The story takes place within the sleepy village of al-Awafi in Oman, against which the lives of three sisters and their families play out, the tremulous beats of their lives playing out beneath the star-filled sky of the Omani desert. The key theme within ‘Celestial Bodies’ is one of love and loss; from familial love to romantic, love is the globe against which the lives of the other characters revolve, at times violently, at others lackadaisically or the calm epiphany of a father as he discovers the unselfish love he bears for his family, a love rooted in the every-day but no less miraculous for it;
“That’s what I as, a happy man. Simply that, a young man barely past his first twenty years, whose dreams reached no further than what he had in his hands. But he was a little afraid of what he had in his hands. The dark interior of the Mercedes, the glancing light reflected in the shiny buttons on tiny London’s clothes, the drops of water falling from Mayya’s hair at dawn, the flash of the needle in her hand as she sowed…”

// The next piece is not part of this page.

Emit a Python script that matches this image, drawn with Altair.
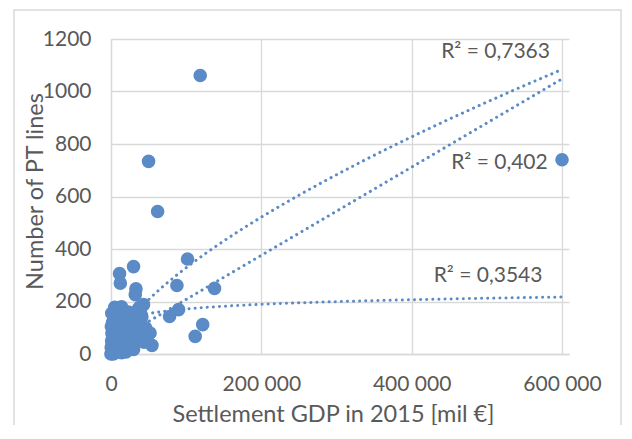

Indeed Abdallah’s realisation is slightly frightening, that he holds the keys to happiness in hands and that it lies in all of the unmentionable, scare noticed things which happen in everyday life. Compare this to the long-suffering Khawla, whose love for her partner acts as a mirage, a fantasy made febrile in the imagination of Khawla as she frets on his inevitable departure for Canada and awaits his return.
Whether it be the loss of self felt by a young man under his domineering father so that he has to resort to equine drawings to regain his sense of self, or the gradual disintegration of the culture of Oman under modernisation and the gradual passing of he nomadic Bedouin life, Alharti weaves the emotional interplay of the characters with the cultural changes which is slowly taking over their lives.